COLLECTED DATA:
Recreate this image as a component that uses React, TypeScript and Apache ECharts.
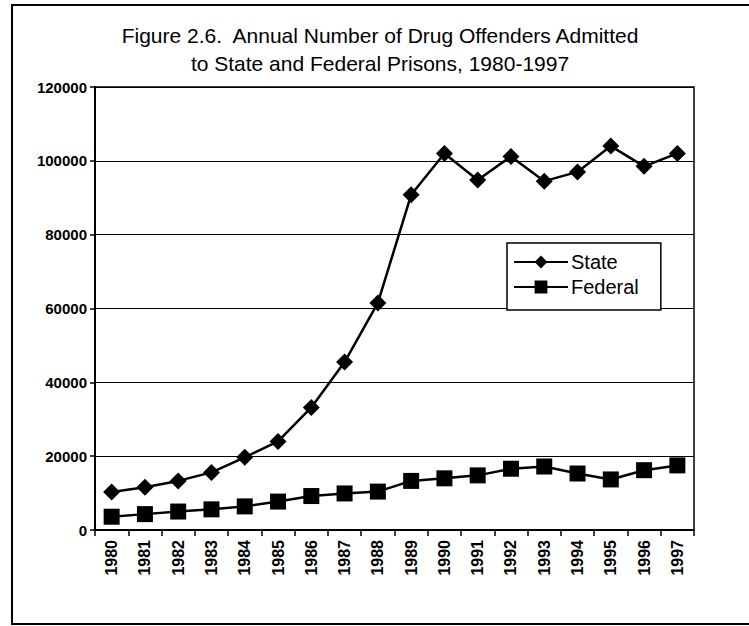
import React, { useEffect, useRef } from "react";
import * as echarts from "echarts";

const years = ["1980","1981","1982","1983","1984","1985","1986","1987","1988","1989","1990","1991","1992","1993","1994","1995","1996","1997"];
const stateValues = [10300, 11600, 13300, 15600, 19700, 24000, 33200, 45500, 61500, 90800, 102000, 94800, 101200, 94500, 97000, 104000, 98500, 102000];
const federalValues = [3600, 4300, 5000, 5600, 6400, 7700, 9200, 9900, 10400, 13300, 14000, 14800, 16600, 17200, 15300, 13700, 16200, 17500];
const titleLines = ["Figure 2.6.  Annual Number of Drug Offenders Admitted", "to State and Federal Prisons, 1980-1997"];
const seriesNames = ["State", "Federal"];

export default function App() {
  const ref = useRef<HTMLDivElement>(null);
  useEffect(() => {
    if (!ref.current) return;
    const chart = echarts.init(ref.current, null, { renderer: "svg" });
    const font = "'Liberation Sans', Arial, sans-serif";
    chart.setOption({
      animation: false,
      backgroundColor: "#fff",
      title: {
        text: titleLines.join("\n"),
        left: 380,
        textAlign: "center",
        top: 21,
        padding: 0,
        textStyle: { fontFamily: font, fontSize: 21, fontWeight: "normal", color: "#000", lineHeight: 28 },
      },
      graphic: [
        {
          type: "rect",
          shape: { x: 12, y: 5, width: 745, height: 619 },
          style: { fill: "none", stroke: "#000", lineWidth: 2 },
          silent: true,
          z: 100,
        },
      ],
      grid: {
        left: 95,
        right: 55,
        top: 87,
        bottom: 96,
        show: true,
        borderColor: "#000",
        borderWidth: 1.5,
        backgroundColor: "#fff",
      },
      legend: {
        data: seriesNames,
        orient: "vertical",
        left: 507,
        top: 243,
        itemWidth: 54,
        itemHeight: 16,
        itemGap: 5,
        padding: [9, 22, 13, 6],
        backgroundColor: "#fff",
        borderColor: "#000",
        borderWidth: 1.5,
        textStyle: { fontFamily: font, fontSize: 20, color: "#000", padding: [0, 0, 0, -2] },
      },
      xAxis: {
        type: "category",
        data: years,
        boundaryGap: true,
        axisLine: { lineStyle: { color: "#000", width: 2 } },
        axisTick: { show: true, length: 6, lineStyle: { color: "#000", width: 1.5 } },
        axisLabel: { rotate: 90, fontFamily: font, fontSize: 16, fontWeight: "bold", color: "#000", margin: 10, interval: 0 },
        splitLine: { show: false },
      },
      yAxis: {
        type: "value",
        min: 0,
        max: 120000,
        interval: 20000,
        axisLine: { show: true, lineStyle: { color: "#000", width: 2 } },
        axisTick: { show: true, length: 5, lineStyle: { color: "#000", width: 1.5 } },
        axisLabel: {
          fontFamily: font,
          fontSize: 15,
          fontWeight: "bold",
          color: "#000",
          margin: 8,
          formatter: (v: number) => String(v),
        },
        splitLine: { show: true, lineStyle: { color: "#000", width: 1 } },
      },
      series: [
        {
          name: seriesNames[0],
          type: "line",
          data: stateValues,
          symbol: "diamond",
          symbolSize: 17,
          lineStyle: { color: "#000", width: 2.5 },
          itemStyle: { color: "#000" },
        },
        {
          name: seriesNames[1],
          type: "line",
          data: federalValues,
          symbol: "rect",
          symbolSize: 16,
          lineStyle: { color: "#000", width: 2.5 },
          itemStyle: { color: "#000" },
        },
      ],
    });
    return () => chart.dispose();
  }, []);
  return <div ref={ref} style={{ position: "fixed", left: 0, top: 0, width: 749, height: 626 }} />;
}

REQUIRED WORK: Give an exact copy of the material, leaving out every picture.

RESULT:
Recreate this image as a component that uses React, TypeScript and Apache ECharts.
import React, { useEffect, useRef } from "react";
import * as echarts from "echarts";

const years = ["1980","1981","1982","1983","1984","1985","1986","1987","1988","1989","1990","1991","1992","1993","1994","1995","1996","1997"];
const stateValues = [10300, 11600, 13300, 15600, 19700, 24000, 33200, 45500, 61500, 90800, 102000, 94800, 101200, 94500, 97000, 104000, 98500, 102000];
const federalValues = [3600, 4300, 5000, 5600, 6400, 7700, 9200, 9900, 10400, 13300, 14000, 14800, 16600, 17200, 15300, 13700, 16200, 17500];
const titleLines = ["Figure 2.6.  Annual Number of Drug Offenders Admitted", "to State and Federal Prisons, 1980-1997"];
const seriesNames = ["State", "Federal"];

export default function App() {
  const ref = useRef<HTMLDivElement>(null);
  useEffect(() => {
    if (!ref.current) return;
    const chart = echarts.init(ref.current, null, { renderer: "svg" });
    const font = "'Liberation Sans', Arial, sans-serif";
    chart.setOption({
      animation: false,
      backgroundColor: "#fff",
      title: {
        text: titleLines.join("\n"),
        left: 380,
        textAlign: "center",
        top: 21,
        padding: 0,
        textStyle: { fontFamily: font, fontSize: 21, fontWeight: "normal", color: "#000", lineHeight: 28 },
      },
      graphic: [
        {
          type: "rect",
          shape: { x: 12, y: 5, width: 745, height: 619 },
          style: { fill: "none", stroke: "#000", lineWidth: 2 },
          silent: true,
          z: 100,
        },
      ],
      grid: {
        left: 95,
        right: 55,
        top: 87,
        bottom: 96,
        show: true,
        borderColor: "#000",
        borderWidth: 1.5,
        backgroundColor: "#fff",
      },
      legend: {
        data: seriesNames,
        orient: "vertical",
        left: 507,
        top: 243,
        itemWidth: 54,
        itemHeight: 16,
        itemGap: 5,
        padding: [9, 22, 13, 6],
        backgroundColor: "#fff",
        borderColor: "#000",
        borderWidth: 1.5,
        textStyle: { fontFamily: font, fontSize: 20, color: "#000", padding: [0, 0, 0, -2] },
      },
      xAxis: {
        type: "category",
        data: years,
        boundaryGap: true,
        axisLine: { lineStyle: { color: "#000", width: 2 } },
        axisTick: { show: true, length: 6, lineStyle: { color: "#000", width: 1.5 } },
        axisLabel: { rotate: 90, fontFamily: font, fontSize: 16, fontWeight: "bold", color: "#000", margin: 10, interval: 0 },
        splitLine: { show: false },
      },
      yAxis: {
        type: "value",
        min: 0,
        max: 120000,
        interval: 20000,
        axisLine: { show: true, lineStyle: { color: "#000", width: 2 } },
        axisTick: { show: true, length: 5, lineStyle: { color: "#000", width: 1.5 } },
        axisLabel: {
          fontFamily: font,
          fontSize: 15,
          fontWeight: "bold",
          color: "#000",
          margin: 8,
          formatter: (v: number) => String(v),
        },
        splitLine: { show: true, lineStyle: { color: "#000", width: 1 } },
      },
      series: [
        {
          name: seriesNames[0],
          type: "line",
          data: stateValues,
          symbol: "diamond",
          symbolSize: 17,
          lineStyle: { color: "#000", width: 2.5 },
          itemStyle: { color: "#000" },
        },
        {
          name: seriesNames[1],
          type: "line",
          data: federalValues,
          symbol: "rect",
          symbolSize: 16,
          lineStyle: { color: "#000", width: 2.5 },
          itemStyle: { color: "#000" },
        },
      ],
    });
    return () => chart.dispose();
  }, []);
  return <div ref={ref} style={{ position: "fixed", left: 0, top: 0, width: 749, height: 626 }} />;
}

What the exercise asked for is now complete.